Quote the data exactly, first line to the line containing "return [lo - 0.05 * r, hi + 0.05 * r]", with no pictures.

***

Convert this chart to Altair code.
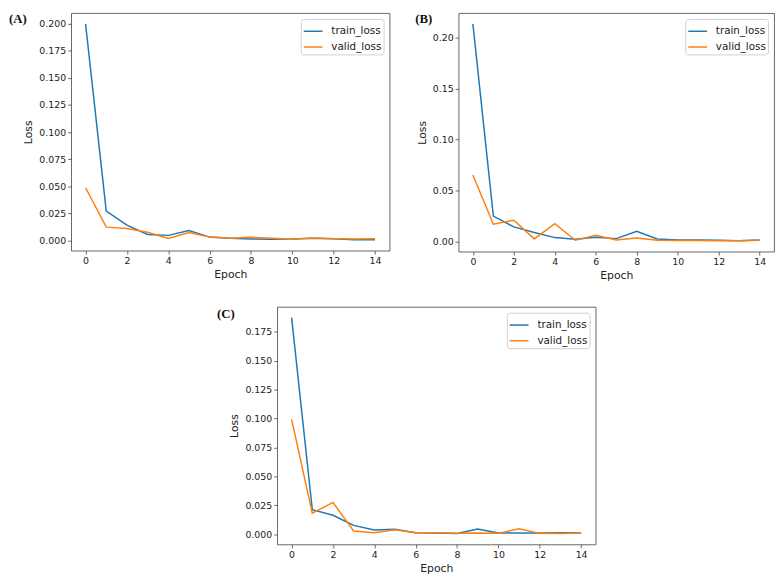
import altair as alt
import pandas as pd

epochs = list(range(15))
series_names = ["train_loss", "valid_loss"]
series_colors = ["#1f77b4", "#ff7f0e"]
x_ticks = [0, 2, 4, 6, 8, 10, 12, 14]

# Panel (A)
a_train = [0.200, 0.0271, 0.0140, 0.0055, 0.0046, 0.0091, 0.0030, 0.0020,
           0.0012, 0.0010, 0.0012, 0.0020, 0.0015, 0.0005, 0.0005]
a_valid = [0.0486, 0.0122, 0.0110, 0.0075, 0.0018, 0.0073, 0.0030, 0.0020,
           0.0028, 0.0020, 0.0010, 0.0022, 0.0015, 0.0012, 0.0015]
a_ticks = [0.0, 0.025, 0.05, 0.075, 0.1, 0.125, 0.15, 0.175, 0.2]

# Panel (B)
b_train = [0.2138, 0.0247, 0.0141, 0.0086, 0.0036, 0.0020, 0.0040, 0.0026,
           0.0099, 0.0023, 0.0012, 0.0012, 0.0010, 0.0005, 0.0012]
b_valid = [0.0651, 0.0168, 0.0207, 0.0023, 0.0174, 0.0010, 0.0059, 0.0013,
           0.0033, 0.0010, 0.0008, 0.0008, 0.0006, 0.0005, 0.0010]
b_ticks = [0.0, 0.05, 0.1, 0.15, 0.2]

# Panel (C)
c_train = [0.1872, 0.0213, 0.0164, 0.0077, 0.0037, 0.0043, 0.0014, 0.0012,
           0.0006, 0.0045, 0.0011, 0.0012, 0.0012, 0.0014, 0.0012]
c_valid = [0.0993, 0.0182, 0.0275, 0.0028, 0.0014, 0.0040, 0.0013, 0.0014,
           0.0008, 0.0012, 0.0008, 0.0048, 0.0008, 0.0007, 0.0012]
c_ticks = [0.0, 0.025, 0.05, 0.075, 0.1, 0.125, 0.15, 0.175]


def padded(train, valid):
    vals = train + valid
    lo, hi = min(vals), max(vals)
    r = hi - lo
    return [lo - 0.05 * r, hi + 0.05 * r]


def panel(train, valid, ticks, fmt, width, height, tag, tag_x, tag_y):
    df = pd.DataFrame({
        "Epoch": epochs + epochs,
        "Loss": train + valid,
        "series": [series_names[0]] * len(epochs) + [series_names[1]] * len(epochs),
    })
    lines = alt.Chart(df).mark_line(strokeWidth=1.5, clip=True).encode(
        x=alt.X("Epoch:Q",
                scale=alt.Scale(domain=[-0.7, 14.7], nice=False, zero=False),
                axis=alt.Axis(values=x_ticks, format="d", title="Epoch")),
        y=alt.Y("Loss:Q",
                scale=alt.Scale(domain=padded(train, valid), nice=False, zero=False),
                axis=alt.Axis(values=ticks, format=fmt, title="Loss")),
        color=alt.Color("series:N",
                        scale=alt.Scale(domain=series_names, range=series_colors),
                        legend=alt.Legend(title=None, orient="top-right", offset=6,
                                          symbolType="stroke", symbolSize=361,
                                          symbolStrokeWidth=1.5, labelFontSize=10.5,
                                          labelFont="DejaVu Sans", labelColor="#222",
                                          labelOffset=8, rowPadding=-4, padding=2,
                                          strokeColor="#d0d0d0", fillColor="white",
                                          cornerRadius=3)),
    )
    label = alt.Chart(pd.DataFrame({"t": [tag]})).mark_text(
        align="left", baseline="top", font="Liberation Serif",
        fontWeight="bold", fontSize=13, color="#111"
    ).encode(x=alt.value(tag_x), y=alt.value(tag_y), text="t:N")
    return alt.layer(lines, label).properties(width=width, height=height)


pa = panel(a_train, a_valid, a_ticks, ".3f", 323, 241, "(A)", -63, 0)
pb = panel(b_train, b_valid, b_ticks, ".2f", 320, 242, "(B)", -44, 0)
pc = panel(c_train, c_valid, c_ticks, ".3f", 323, 241, "(C)", -61, 1)

spacer = alt.Chart(pd.DataFrame({"v": [0]})).mark_point(opacity=0).encode(
    x=alt.value(70), y=alt.value(5)
).properties(width=147, height=10, view=alt.ViewBackground(strokeOpacity=0))

row1 = alt.hconcat(pa, pb, spacing=24).resolve_scale(
    color="independent").resolve_legend(color="independent")
row2 = alt.hconcat(spacer, pc, spacing=0).resolve_scale(
    color="independent").resolve_legend(color="independent")

chart = alt.vconcat(row1, row2, spacing=25).resolve_scale(
    color="independent").resolve_legend(color="independent").properties(
    padding=0, background="white"
).configure_view(
    stroke="#555", strokeWidth=0.9
).configure_axis(
    labelFont="DejaVu Sans", labelFontSize=9.5, labelColor="#222",
    titleFont="DejaVu Sans", titleFontSize=11, titleFontWeight="normal",
    titleColor="#222", tickSize=3.5, tickColor="#444", tickWidth=0.8,
    labelPadding=2, domain=False, grid=False, labelFlush=False
).configure_axisX(
    titlePadding=3
).configure_axisY(
    titlePadding=5
)

chart.save("out.html", embed_options={"renderer": "svg", "actions": False})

***

# Solution to this problem:
Convert this chart to Altair code.
import altair as alt
import pandas as pd

epochs = list(range(15))
series_names = ["train_loss", "valid_loss"]
series_colors = ["#1f77b4", "#ff7f0e"]
x_ticks = [0, 2, 4, 6, 8, 10, 12, 14]

# Panel (A)
a_train = [0.200, 0.0271, 0.0140, 0.0055, 0.0046, 0.0091, 0.0030, 0.0020,
           0.0012, 0.0010, 0.0012, 0.0020, 0.0015, 0.0005, 0.0005]
a_valid = [0.0486, 0.0122, 0.0110, 0.0075, 0.0018, 0.0073, 0.0030, 0.0020,
           0.0028, 0.0020, 0.0010, 0.0022, 0.0015, 0.0012, 0.0015]
a_ticks = [0.0, 0.025, 0.05, 0.075, 0.1, 0.125, 0.15, 0.175, 0.2]

# Panel (B)
b_train = [0.2138, 0.0247, 0.0141, 0.0086, 0.0036, 0.0020, 0.0040, 0.0026,
           0.0099, 0.0023, 0.0012, 0.0012, 0.0010, 0.0005, 0.0012]
b_valid = [0.0651, 0.0168, 0.0207, 0.0023, 0.0174, 0.0010, 0.0059, 0.0013,
           0.0033, 0.0010, 0.0008, 0.0008, 0.0006, 0.0005, 0.0010]
b_ticks = [0.0, 0.05, 0.1, 0.15, 0.2]

# Panel (C)
c_train = [0.1872, 0.0213, 0.0164, 0.0077, 0.0037, 0.0043, 0.0014, 0.0012,
           0.0006, 0.0045, 0.0011, 0.0012, 0.0012, 0.0014, 0.0012]
c_valid = [0.0993, 0.0182, 0.0275, 0.0028, 0.0014, 0.0040, 0.0013, 0.0014,
           0.0008, 0.0012, 0.0008, 0.0048, 0.0008, 0.0007, 0.0012]
c_ticks = [0.0, 0.025, 0.05, 0.075, 0.1, 0.125, 0.15, 0.175]


def padded(train, valid):
    vals = train + valid
    lo, hi = min(vals), max(vals)
    r = hi - lo
    return [lo - 0.05 * r, hi + 0.05 * r]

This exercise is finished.